Blitz nel carcere di Santa Maria Capua Vetere: infiltrazioni d’acqua e disabili portati in braccio
I liberi non sono semplici spettatori della vita dei reclusi. Non in un paese civile. Non in piena pandemia. Soprattutto se nel carcere piove persino in cella perché manca la guaina isolante sul tetto. Soprattutto se non c’è un ascensore funzionante capace di trasportare un detenuto disabile, se la condotta per l’acqua non è stata ancora costruita dal Comune di Santa Maria Capua Vetere, dopo 5 anni di annunci e promesse. E così, i detenuti scioperano, non mangiano, «battono» pentole sulle grate, fanno rumore a costo di un provvedimento disciplinare e con la tagliola delle punizioni sulla testa. «C’è solo da indignarsi», spiega Samuele Ciambriello, garante dei detenuti della Campania.
LA STORIA
E poi, c’è chi neanche può difendersi perché in carcere si trova su una sedia a rotelle. Come il detenuto di 60 anni che ha consegnato una lettera al deputato Antonio Del Monaco (M5s), quest’ultimo entrato nella casa circondariale di Santa Maria Capua Vetere con Emanuela Belcuore, Garante provinciale dei detenuti, per verificare le condizioni della struttura Uccella di Santa Maria Capua Vetere nell’era Covid.
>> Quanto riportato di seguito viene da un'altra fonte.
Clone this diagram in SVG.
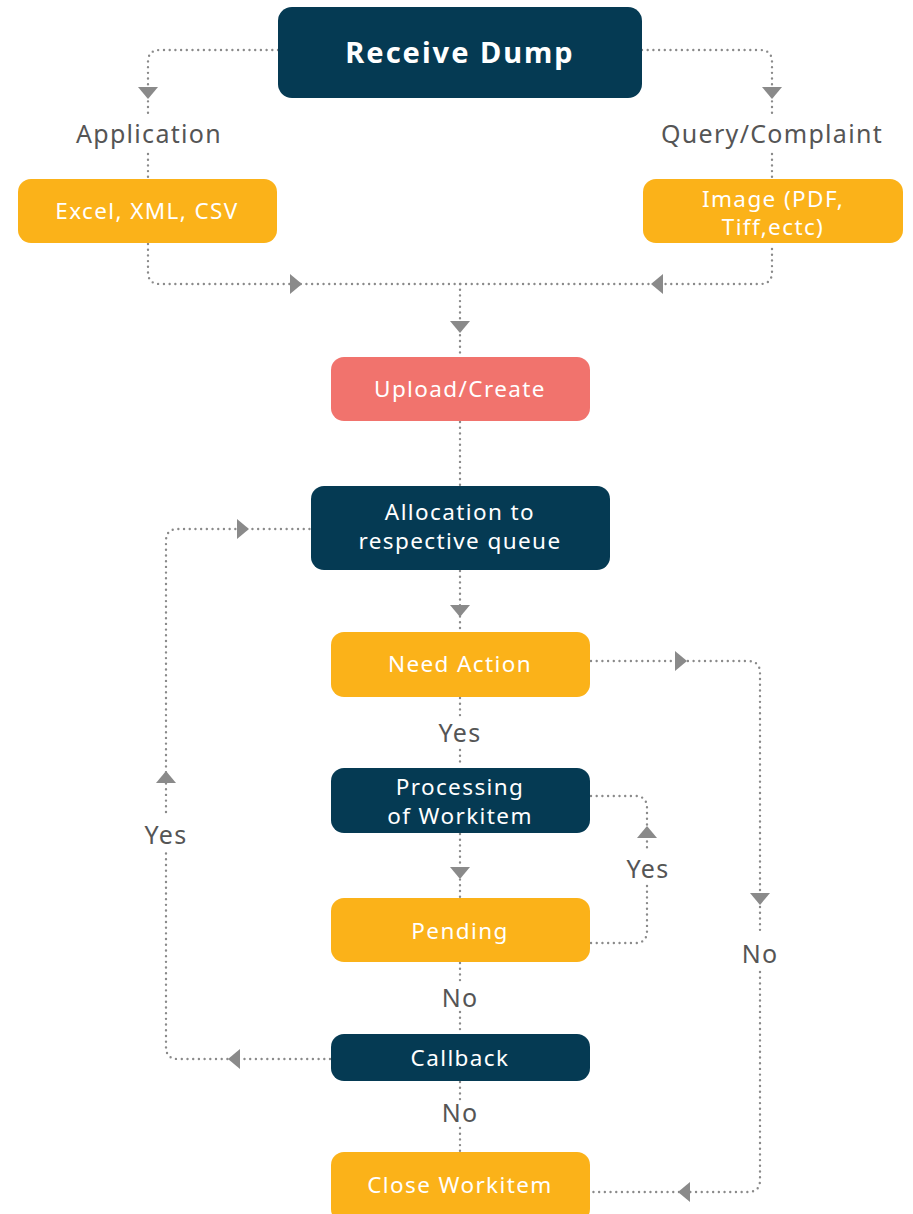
<svg xmlns="http://www.w3.org/2000/svg" width="913" height="1214" viewBox="0 0 913 1214">
<style>
.dark{fill:#053a53}
.org{fill:#fbb219}
.sal{fill:#f1736d}
.t{font-family:"Noto Sans","Open Sans",sans-serif;fill:#fff;font-size:22.5px;letter-spacing:1.4px;text-anchor:middle}
.lb{font-family:"Noto Sans","Open Sans",sans-serif;fill:#555;font-size:25px;letter-spacing:1.3px;text-anchor:middle}
.c{fill:none;stroke:#8a8a8a;stroke-width:2.4;stroke-linecap:round;stroke-dasharray:0 5.7}
.ah{fill:#8a8a8a}
</style>
<defs>
<path id="ar" d="M-5,-10 L7,0 L-5,10 Z"/>
</defs>
<rect width="913" height="1214" fill="#fff"/>
<g id="connectors">
<path class="c" d="M278,50 H160 Q148,50 148,62 V118"/>
<path class="c" d="M148,154 V178"/>
<path class="c" d="M642,50 H760 Q772,50 772,62 V118"/>
<path class="c" d="M772,154 V178"/>
<path class="c" d="M148,244 V272 Q148,284 160,284 H760 Q772,284 772,272 V244"/>
<path class="c" d="M460,284 V356"/>
<path class="c" d="M460,422 V486"/>
<path class="c" d="M460,571 V631"/>
<path class="c" d="M460,698 V718"/>
<path class="c" d="M460,750 V767"/>
<path class="c" d="M460,834 V897"/>
<path class="c" d="M460,963 V985"/>
<path class="c" d="M460,1012 V1033"/>
<path class="c" d="M460,1082 V1100"/>
<path class="c" d="M460,1128 V1151"/>
<path class="c" d="M591,661 H748 Q760,661 760,673 V935"/>
<path class="c" d="M760,972 V1180 Q760,1192 748,1192 H591"/>
<path class="c" d="M591,796 H635 Q647,796 647,808 V850"/>
<path class="c" d="M647,886 V931 Q647,943 635,943 H591"/>
<path class="c" d="M330,1059 H178 Q166,1059 166,1047 V852"/>
<path class="c" d="M166,812 V541 Q166,529 178,529 H310"/>
<g class="ah">
<use href="#ar" transform="translate(148,92) rotate(90)"/>
<use href="#ar" transform="translate(772,92) rotate(90)"/>
<use href="#ar" transform="translate(295,284)"/>
<use href="#ar" transform="translate(658,284) rotate(180)"/>
<use href="#ar" transform="translate(460,326) rotate(90)"/>
<use href="#ar" transform="translate(460,610) rotate(90)"/>
<use href="#ar" transform="translate(460,872) rotate(90)"/>
<use href="#ar" transform="translate(680,661)"/>
<use href="#ar" transform="translate(760,898) rotate(90)"/>
<use href="#ar" transform="translate(685,1192) rotate(180)"/>
<use href="#ar" transform="translate(647,833) rotate(-90)"/>
<use href="#ar" transform="translate(235,1059) rotate(180)"/>
<use href="#ar" transform="translate(166,778) rotate(-90)"/>
<use href="#ar" transform="translate(242,529)"/>
</g>
</g>
<g id="labels">
<text class="lb" x="149" y="143">Application</text>
<text class="lb" x="772" y="143">Query/Complaint</text>
<text class="lb" x="460" y="742">Yes</text>
<text class="lb" x="460" y="1007">No</text>
<text class="lb" x="460" y="1122">No</text>
<text class="lb" x="760" y="963">No</text>
<text class="lb" x="648" y="878">Yes</text>
<text class="lb" x="166" y="844">Yes</text>
</g>
<g id="receive-dump">
<rect class="dark" x="278" y="7" width="364" height="91" rx="14"/>
<text class="t" x="460" y="63" style="font-size:29px;font-weight:bold;letter-spacing:2px">Receive Dump</text>
</g>
<g id="excel">
<rect class="org" x="18" y="179" width="259" height="64" rx="13"/>
<text class="t" x="147" y="219">Excel, XML, CSV</text>
</g>
<g id="image">
<rect class="org" x="643" y="179" width="260" height="64" rx="13"/>
<text class="t" x="773" y="207">Image (PDF,</text>
<text class="t" x="773" y="235">Tiff,ectc)</text>
</g>
<g id="upload">
<rect class="sal" x="331" y="357" width="259" height="64" rx="13"/>
<text class="t" x="460" y="397">Upload/Create</text>
</g>
<g id="allocation">
<rect class="dark" x="311" y="486" width="299" height="84" rx="13"/>
<text class="t" x="460" y="520">Allocation to</text>
<text class="t" x="460" y="549">respective queue</text>
</g>
<g id="need-action">
<rect class="org" x="331" y="632" width="259" height="65" rx="13"/>
<text class="t" x="460" y="672">Need Action</text>
</g>
<g id="processing">
<rect class="dark" x="331" y="768" width="259" height="65" rx="13"/>
<text class="t" x="460" y="795">Processing</text>
<text class="t" x="460" y="824">of Workitem</text>
</g>
<g id="pending">
<rect class="org" x="331" y="898" width="259" height="64" rx="13"/>
<text class="t" x="460" y="939">Pending</text>
</g>
<g id="callback">
<rect class="dark" x="331" y="1034" width="259" height="47" rx="13"/>
<text class="t" x="460" y="1066">Callback</text>
</g>
<g id="close">
<rect class="org" x="331" y="1152" width="259" height="70" rx="13"/>
<text class="t" x="460" y="1193">Close Workitem</text>
</g>
</svg>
L’edificio, per intenderci, che in sè ha anche un’aula bunker per i maxi-processi alla criminalità organizzata, interamente costruita da imprese legate al clan dei Casalesi. Sprazzi di storia, fra un disagio e l’altro. Ma ciò che conta è il presente. O il recente passato, chissà. Perchè il detenuto disabile, un anno fa, scrisse la lettera inviandola all’amministrazione della casa circondariale, lamentando anche la presenza di un citofono rotto da due anni nella sua cella. Ma da allora nulla è cambiato, stando a ciò che ha raccontato. E infatti: «Il detenuto del reparto Nilo deve essere preso in braccio per poter prendere parte ai colloqui. Anche per l’ora d’aria, è la stessa storia. È in cella con il figlio – spiega Del Monaco -. Nel reparto Tamigi, invece, alcuni detenuti dormono su letti su cui, però, cade pioggia perché, nonostante i lavori appena conclusi in quell’ala del carcere, filtra acqua dal soffitto». E ancora, le detenute del reparto femminile lamentano la lontananza del presidio medico, posizionato nell’area maschile (fino alle ore 20 c’è un presidio nel settore femminile, ma subito dopo quell’ora le detenute fanno riferimento all’altro settore maschile). C’è, inoltre, un carente allineamento fra l’Asl e la struttura carceraria. Alcuni agenti della polizia penitenziaria attendono da un mese il rientro al lavoro, ma l’Asl di Caserta tarda a eseguire il terzo tampone: «E noi non possiamo andare a lavorare», spiegano gli agenti.
LA REPLICA
Per ogni problema, la dirigente del carcere fornisce una risposta: «L’ascensore è stato riparato», spiega Elisabetta Palmieri. «Le infiltrazioni d’acqua? Non abbiamo possibilità economiche per riparare le finestre, ma indicheremo alla ditta di permealizzare le finestre con guaine». Restano i nodi del citofono, dell’Asl e dell’acqua. Ma tanti altri problemi aspettano di essere risolti.